The behaviour question cuts through the noise
When I worked with a retail client launching their innovation programme, their first instinct was to measure "innovation mindset adoption" across 2,000 employees. Classic innovation theatre.
Instead, we focused on one behaviour: product managers testing customer hypotheses before building features. Previously, they built first and hoped customers would like it. The behaviour change was simple but measurable.
Within six months, 78% of product managers were running customer tests first. Feature adoption rates jumped 34%. The programme survived because it delivered business impact, not innovation buzz.
The behaviour question forces you to get specific about what success looks like. "Increase innovation" means nothing. "Get operations teams to pilot three process improvements per quarter" means everything.
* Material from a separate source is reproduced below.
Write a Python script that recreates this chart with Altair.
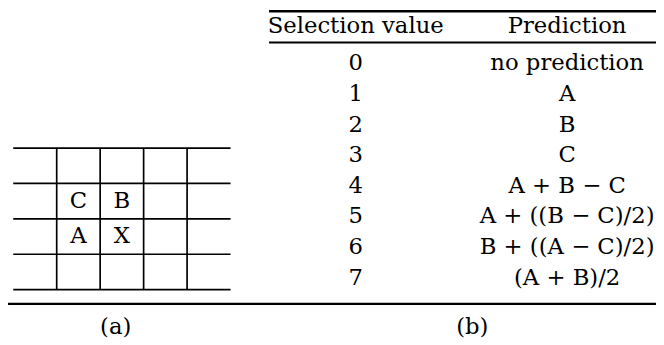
import altair as alt
import pandas as pd

# ---------------- data ----------------
header_labels = ["Selection value", "Prediction"]
selection_values = ["0", "1", "2", "3", "4", "5", "6", "7"]
predictions = ["no prediction", "A", "B", "C", "A + B − C",
               "A + ((B − C)/2)", "B + ((A − C)/2)", "(A + B)/2"]
grid_letters = ["C", "B", "A", "X"]
grid_letter_rows = [1, 1, 2, 2]
grid_letter_cols = [1, 2, 1, 2]
grid_n_rows = 4
grid_n_cols = 5
captions = ["(a)", "(b)"]

# ---------------- layout / style ----------------
W, H = 656, 337
FONT = "DejaVu Serif"
FS = 23
INK = "#000000"

# table coordinate system: column index / row index
tx = alt.Scale(domain=[0, 1], range=[352, 566])
ty = alt.Scale(domain=[0, 7], range=[54, 271])
HEADER_ROW = -1.23
TABLE_RULES = [  # (row position, from col, to col, width)
    (-1.70, -0.41, 1.6, 2.6),
    (-0.68, -0.41, 1.6, 2.0),
    (7.855, -1.7, 1.6, 2.2),
]
# grid coordinate system
gx = alt.Scale(domain=[0, grid_n_cols], range=[5.3, 225.3])
gy = alt.Scale(domain=[0, grid_n_rows], range=[139.7, 283])
GRID_W = 1.7
# captions
cx = alt.Scale(domain=[0, 1], range=[109, 470])
CAPTION_Y = 321

# ---------------- tables ----------------
rows = []
for i, (s, p) in enumerate(zip(selection_values, predictions)):
    rows.append({"row": i, "col": 0, "label": s})
    rows.append({"row": i, "col": 1, "label": p})
body_df = pd.DataFrame(rows)
head_df = pd.DataFrame({"row": [HEADER_ROW] * 2, "col": [0, 1], "label": header_labels})
trule_df = pd.DataFrame(TABLE_RULES, columns=["row", "c0", "c1", "w"])

text_kw = dict(font=FONT, fontSize=FS, baseline="middle", align="center", color=INK)

t_text = alt.Chart(pd.concat([head_df, body_df])).mark_text(**text_kw).encode(
    x=alt.X("col:Q", scale=tx, axis=None),
    y=alt.Y("row:Q", scale=ty, axis=None),
    text="label:N",
)
t_rules = alt.Chart(trule_df).mark_rule(color=INK).encode(
    x=alt.X("c0:Q", scale=tx, axis=None),
    x2="c1:Q",
    y=alt.Y("row:Q", scale=ty, axis=None),
    strokeWidth=alt.StrokeWidth("w:Q", scale=None, legend=None),
)
table_layer = alt.layer(t_text, t_rules)

# ---------------- grid ----------------
h_df = pd.DataFrame({"r": list(range(grid_n_rows + 1)), "c0": 0, "c1": grid_n_cols})
v_df = pd.DataFrame({"c": list(range(1, grid_n_cols)), "r0": 0, "r1": grid_n_rows})
l_df = pd.DataFrame({"r": [r + 0.5 for r in grid_letter_rows],
                     "c": [c + 0.5 for c in grid_letter_cols],
                     "label": grid_letters})

g_h = alt.Chart(h_df).mark_rule(color=INK, strokeWidth=GRID_W).encode(
    x=alt.X("c0:Q", scale=gx, axis=None), x2="c1:Q",
    y=alt.Y("r:Q", scale=gy, axis=None),
)
g_v = alt.Chart(v_df).mark_rule(color=INK, strokeWidth=GRID_W).encode(
    x=alt.X("c:Q", scale=gx, axis=None),
    y=alt.Y("r0:Q", scale=gy, axis=None), y2="r1:Q",
)
g_t = alt.Chart(l_df).mark_text(**text_kw).encode(
    x=alt.X("c:Q", scale=gx, axis=None),
    y=alt.Y("r:Q", scale=gy, axis=None),
    text="label:N",
)
grid_layer = alt.layer(g_h, g_v, g_t)

# ---------------- captions ----------------
cap_df = pd.DataFrame({"i": [0, 1], "label": captions})
cap = alt.Chart(cap_df).mark_text(**text_kw).encode(
    x=alt.X("i:Q", scale=cx, axis=None),
    y=alt.value(CAPTION_Y),
    text="label:N",
)

chart = alt.layer(table_layer, grid_layer, cap).resolve_scale(
    x="independent", y="independent"
).properties(
    width=W, height=H, padding=0,
    autosize=alt.AutoSizeParams(type="none"),
    background="white",
).configure_view(stroke=None)

chart.save("out.html", embed_options={"renderer": "svg", "actions": False})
Why most programmes fail the behaviour test
Innovation programmes typically fail because they optimise for the wrong thing. They optimise for looking innovative rather than being innovative.
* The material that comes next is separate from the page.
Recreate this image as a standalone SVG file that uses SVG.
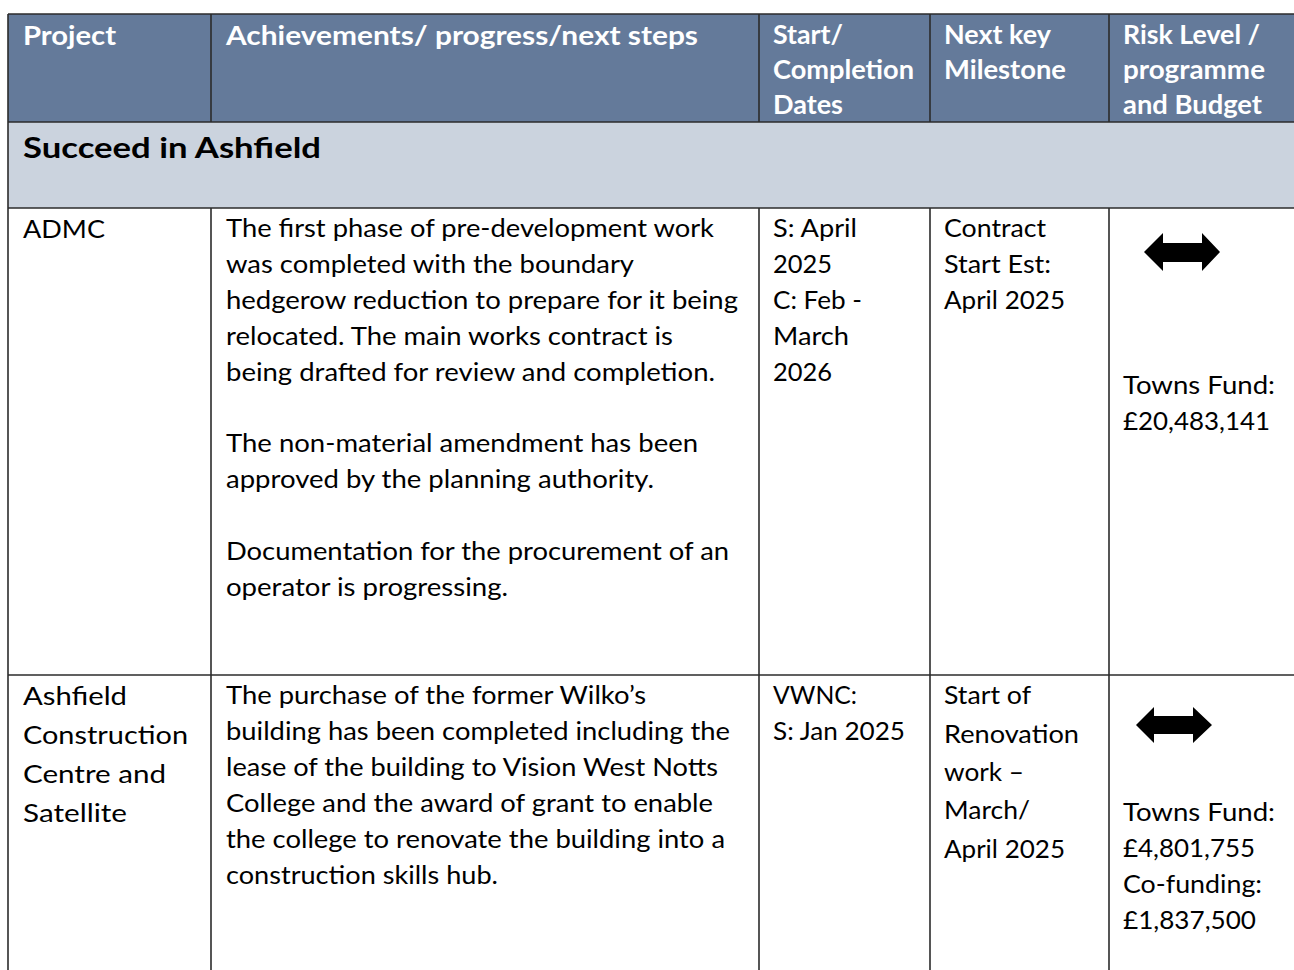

You see this in the metrics they choose. Number of ideas generated. Training hours completed. Innovation lab utilisation rates. All inputs, zero outcomes.
The behaviour question flips this around. It starts with the end state and works backwards. What needs to change about how people work? What would that look like day-to-day? How would you know it was happening?
At NatWest, we did not measure how many people attended workshops on customer-centric thinking. We measured how many teams were actively using customer feedback to change their product roadmaps. That behaviour change was worth millions in better customer satisfaction scores.
Three steps to bulletproof your programme
Step one: Define your target behaviour in operational terms. Not "think more innovatively" but "test assumptions with customers before committing development resources." Not "embrace change" but "pilot new processes for 30 days before full rollout."
Write it down in one sentence. If you need more than one sentence, you are not specific enough.
Step two: Pick your measurement approach before you start. You have three options: count frequency (how often does the behaviour happen), measure quality (how well is it executed), or track outcomes (what results from the behaviour).
The retail client counted frequency. How many customer tests per month per product manager. Simple, clear, impossible to game.
Step three: Build the measurement into your programme design. Do not bolt on measurement later. Design your workshops, coaching, and support systems around making the target behaviour easier to adopt and track.
This means your programme activities should directly support behaviour change, not just knowledge transfer. Less "here are innovation methods" and more "here is how to run a customer interview this week."
The measurement that matters
Here is the uncomfortable truth. If you cannot measure whether your innovation programme is changing behaviour, you are running an expensive training programme with innovation branding.
Real innovation programmes change how work gets done. They shift decision-making patterns. They create new habits that stick after the workshops end.
The behaviour question forces you to confront this reality upfront. It separates programmes that deliver business impact from programmes that deliver good feelings.
Your CFO will thank you when budget season arrives.
Innovation without behaviour change is just expensive entertainment.